К этому времени успели выйти и второй номер «Отечественных записок» со статьей Белинского, и два номера «Москвитянина» со статьями Киреевского и Хомякова и эпиграммами Вяземского и Павлова. В противостояние оказались втянуты новые лица, и это вывело его за рамки конфликта двух старых врагов. В таком контексте даже библиографическая заметка превращалась в оружие.
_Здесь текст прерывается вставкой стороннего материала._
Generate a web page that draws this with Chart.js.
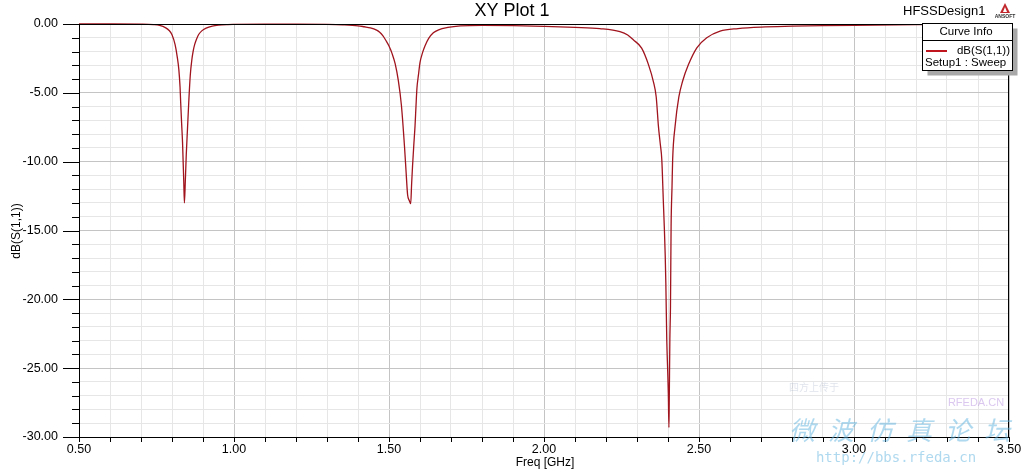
<!DOCTYPE html>
<html><head><meta charset="utf-8">
<script src="https://cdn.jsdelivr.net/npm/chart.js@4/dist/chart.umd.min.js"></script>
<style>html,body{margin:0;padding:0;background:#fff;}canvas{display:block;}</style>
</head><body>
<canvas id="c" width="1030" height="472"></canvas>
<script>
const freqGHz = [0.50,0.60,0.70,0.74,0.76,0.78,0.79,0.80,0.81,0.817,0.822,0.826,0.828,0.831,0.834,0.838,0.840,0.843,0.846,0.850,0.854,0.859,0.864,0.868,0.873,0.879,0.886,0.896,0.91,0.93,0.95,0.98,1.00,1.10,1.20,1.30,1.35,1.40,1.42,1.44,1.46,1.47,1.48,1.49,1.50,1.51,1.52,1.53,1.54,1.55,1.555,1.56,1.565,1.570,1.573,1.576,1.580,1.584,1.587,1.590,1.595,1.600,1.608,1.616,1.628,1.643,1.66,1.69,1.73,1.80,1.90,2.00,2.10,2.18,2.245,2.27,2.288,2.315,2.337,2.353,2.362,2.369,2.375,2.380,2.385,2.388,2.391,2.393,2.396,2.399,2.401,2.403,2.404,2.406,2.408,2.410,2.413,2.415,2.423,2.435,2.447,2.466,2.493,2.525,2.568,2.626,2.70,2.80,2.90,3.00,3.20,3.50];
const dbS11 = [0,0,-0.01,-0.04,-0.1,-0.28,-0.45,-0.78,-1.5,-2.4,-3.3,-4.6,-5.7,-7.2,-8.6,-11.5,-13.0,-11.4,-9.5,-7.6,-5.7,-3.7,-2.6,-2.0,-1.5,-1.1,-0.76,-0.5,-0.3,-0.15,-0.08,-0.04,-0.03,-0.01,-0.01,-0.03,-0.06,-0.13,-0.2,-0.28,-0.45,-0.6,-0.85,-1.2,-1.6,-2.15,-2.9,-4.1,-5.9,-8.9,-10.7,-12.4,-12.8,-13.05,-11.6,-10.3,-8.8,-7.4,-6.0,-4.7,-3.7,-2.8,-2.1,-1.6,-1.05,-0.64,-0.42,-0.25,-0.14,-0.1,-0.12,-0.17,-0.24,-0.33,-0.55,-0.8,-1.15,-1.75,-2.95,-4.2,-5.3,-7.4,-8.7,-9.85,-12.9,-14.7,-16.8,-18.8,-22.9,-25.2,-26.8,-29.3,-27.5,-22.9,-20.5,-14.7,-11.8,-9.85,-7.4,-5.3,-4.16,-2.95,-1.73,-1.0,-0.52,-0.33,-0.22,-0.16,-0.12,-0.09,-0.05,-0.02];
const xRange = [0.5, 3.5];
const yRange = [-30, 0];
const chartTitle = "XY Plot 1";
const designName = "HFSSDesign1";
const xTitle = "Freq [GHz]";
const yTitle = "dB(S(1,1))";
const legendHeader = "Curve Info";
const seriesName = "dB(S(1,1))";
const seriesSetup = "Setup1 : Sweep";

const FONT = "'Liberation Sans', Arial, sans-serif";
const isMult = (v, m) => Math.abs(v / m - Math.round(v / m)) < 1e-6;

const decor = {
  id: 'decor',
  afterDatasetsDraw(chart) {
    const {ctx, chartArea: a, scales: {x, y}} = chart;
    ctx.save();
    ctx.strokeStyle = '#000'; ctx.lineWidth = 1;
    ctx.strokeRect(Math.round(a.left) + 0.5, Math.round(a.top) + 0.5, Math.round(a.right - a.left) - 1, Math.round(a.bottom - a.top));
    ctx.beginPath();
    for (let v = yRange[0]; v <= yRange[1] + 1e-9; v += 1) {
      const py = Math.round(y.getPixelForValue(v)) + 0.5;
      const len = isMult(v, 5) ? 16 : 7;
      ctx.moveTo(a.left - len, py); ctx.lineTo(a.left, py);
    }
    for (let i = 0; i <= 30; i++) {
      const v = xRange[0] + i * 0.1;
      const px = Math.round(x.getPixelForValue(v)) + 0.5;
      ctx.moveTo(px, a.bottom); ctx.lineTo(px, a.bottom + 5);
    }
    ctx.stroke();
    ctx.restore();
  },
  afterDraw(chart) {
    const {ctx} = chart;
    ctx.save();
    ctx.fillStyle = '#000';
    ctx.textBaseline = 'middle';
    ctx.font = `18px ${FONT}`; ctx.textAlign = 'center';
    ctx.fillText(chartTitle, 512, 11);
    ctx.font = `13px ${FONT}`; ctx.textAlign = 'left';
    ctx.fillText(designName, 903, 11);
    // Ansoft logo
    ctx.fillStyle = '#c0282d';
    ctx.beginPath(); ctx.moveTo(1005, 3); ctx.lineTo(1000, 13); ctx.lineTo(1010, 13); ctx.closePath(); ctx.fill();
    ctx.fillStyle = '#fff';
    ctx.beginPath(); ctx.moveTo(1005, 7); ctx.lineTo(1003, 12); ctx.lineTo(1007, 12); ctx.closePath(); ctx.fill();
    ctx.fillStyle = '#333'; ctx.font = `bold 5px ${FONT}`; ctx.textAlign = 'center';
    ctx.fillText('ANSOFT', 1005, 17);
    // axis titles
    ctx.fillStyle = '#000';
    ctx.font = `12px ${FONT}`; ctx.textAlign = 'center';
    ctx.fillText(xTitle, 545, 463);
    ctx.save(); ctx.translate(17, 231); ctx.rotate(-Math.PI / 2);
    ctx.fillText(yTitle, 0, 0); ctx.restore();
    // legend
    const L = 922.5, T = 23.5, W = 90, H = 47;
    ctx.fillStyle = '#a8a8a8';
    ctx.fillRect(L + 5, T + 5, W, H);
    ctx.fillStyle = '#fff';
    ctx.fillRect(L, T, W, H);
    ctx.strokeStyle = '#000'; ctx.lineWidth = 1;
    ctx.strokeRect(L, T, W, H);
    ctx.beginPath(); ctx.moveTo(L, 40.5); ctx.lineTo(L + W, 40.5); ctx.stroke();
    ctx.fillStyle = '#000'; ctx.font = `11.5px ${FONT}`; ctx.textAlign = 'center';
    ctx.fillText(legendHeader, 966, 32);
    ctx.strokeStyle = '#c0141e'; ctx.lineWidth = 2;
    ctx.beginPath(); ctx.moveTo(926, 51); ctx.lineTo(947, 51); ctx.stroke();
    ctx.textAlign = 'right';
    ctx.fillText(seriesName, 1010, 51);
    ctx.textAlign = 'left';
    ctx.fillText(seriesSetup, 925, 63);
    // watermark
    ctx.globalAlpha = 0.5;
    ctx.fillStyle = '#5fb4e0';
    ctx.font = `italic 26px 'Noto Sans CJK SC'`; ctx.textAlign = 'center';
    const wm = '微波仿真论坛';
    for (let i = 0; i < wm.length; i++) ctx.fillText(wm[i], 802 + i * 39, 430);
    ctx.font = `14px 'DejaVu Sans Mono', monospace`;
    ctx.fillText('http://bbs.rfeda.cn', 896, 458);
    ctx.fillStyle = '#b890e0'; ctx.font = `11px ${FONT}`;
    ctx.fillText('RFEDA.CN', 976, 403);
    ctx.globalAlpha = 0.25; ctx.fillStyle = '#8090b0';
    ctx.font = `10px 'Noto Sans CJK SC'`;
    ctx.fillText('四方上传于', 814, 387);
    ctx.restore();
  }
};

const points = freqGHz.map((f, i) => ({x: f, y: dbS11[i]}));

new Chart(document.getElementById('c'), {
  type: 'line',
  data: { datasets: [{
    label: seriesName, data: points,
    borderColor: '#a0141e', borderWidth: 1.3, pointRadius: 0,
    cubicInterpolationMode: 'monotone', fill: false
  }]},
  options: {
    responsive: false, animation: false, devicePixelRatio: 1,
    clip: 2,
    layout: { padding: { top: 24, right: 21, left: 0, bottom: 0 } },
    plugins: { legend: { display: false }, title: { display: false }, tooltip: { enabled: false } },
    scales: {
      x: {
        type: 'linear', min: xRange[0], max: xRange[1],
        afterFit: s => { s.height = 35; s.paddingLeft = 0; s.paddingRight = 0; },
        border: { display: false },
        grid: { drawTicks: false, lineWidth: 1,
          color: c => isMult(c.tick.value, 0.5) ? '#c4c4c4' : '#e6e6e6' },
        ticks: { stepSize: 0.1, autoSkip: false, maxRotation: 0, padding: 5, color: '#000',
          font: { family: FONT, size: 12.5 },
          callback: v => isMult(v, 0.5) ? v.toFixed(2) : '' }
      },
      y: {
        min: yRange[0], max: yRange[1],
        afterFit: s => { s.width = 79; s.paddingTop = 0; s.paddingBottom = 0; },
        border: { display: false },
        grid: { drawTicks: false, lineWidth: 1,
          color: c => isMult(c.tick.value, 5) ? '#c4c4c4' : '#e6e6e6' },
        ticks: { stepSize: 1, autoSkip: false, padding: 21, color: '#000',
          font: { family: FONT, size: 12.5 },
          callback: v => isMult(v, 5) ? v.toFixed(2) : '' }
      }
    }
  },
  plugins: [decor]
});
</script>
</body></html>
Неудивительно, что на эту публикацию резко отреагировал Плетнев. Чтобы привести его в ярость, достаточно было уже того, что фактические ошибки ему, признанному историку словесности, поставила на вид газета Булгарина. 25 апреля в письме к Гроту он, обозвав Полторацкого человеком, который «страстен библиографиею, но невежа в литературе», нервно сетовал на то, что его очерк вообще остался не оцененным по достоинству:

Ошибки, им замеченные, взяты мною из статьи С. Глинки. Первая касается до названия журнала Шаликова не «Житель», а «Зритель»: видимая опечатка. Вторая, что журнал выходил не 1805 г., а 1806 г. – разность не велика. Третья, что в номере первом «Зрителя» напечатана не одна басня Крылова, а две: может быть. Тут из всего немногому научишься. Но никто не умел заметить, что только в моей статье Крылов явился живьем, а у других это просто мертвячина[1261].

Сотрудничество Полторацкого с «Северной пчелой» продолжится. Новые библиографические публикации также будут носить полемический характер, только теперь жало критики будет направлено против Сенковского, еще одного недруга ее издателей[1262].

Булгарин и Греч между тем превратят «Пчелу» в своего рода центр собирания воспоминаний и документов, касающихся разных аспектов биографии и творчества Крылова. За четыре года (1845–1848) в газете выйдет как минимум девять посвященных ему публикаций: серия воспоминаний его младшего коллеги по Публичной библиотеке И. П. Быстрова[1263], его же исследование о первом типографском предприятии Крылова и замечания к статье Плетнева, предпосланной полному собранию сочинений баснописца[1264], заметка о комедии «Трумф»[1265], а также ценные материалы, перепечатанные из «Тверских губернских ведомостей»[1266]. Спустя десять лет, в 1857‑м, к этому добавятся четыре мемуарных этюда Греча[1267].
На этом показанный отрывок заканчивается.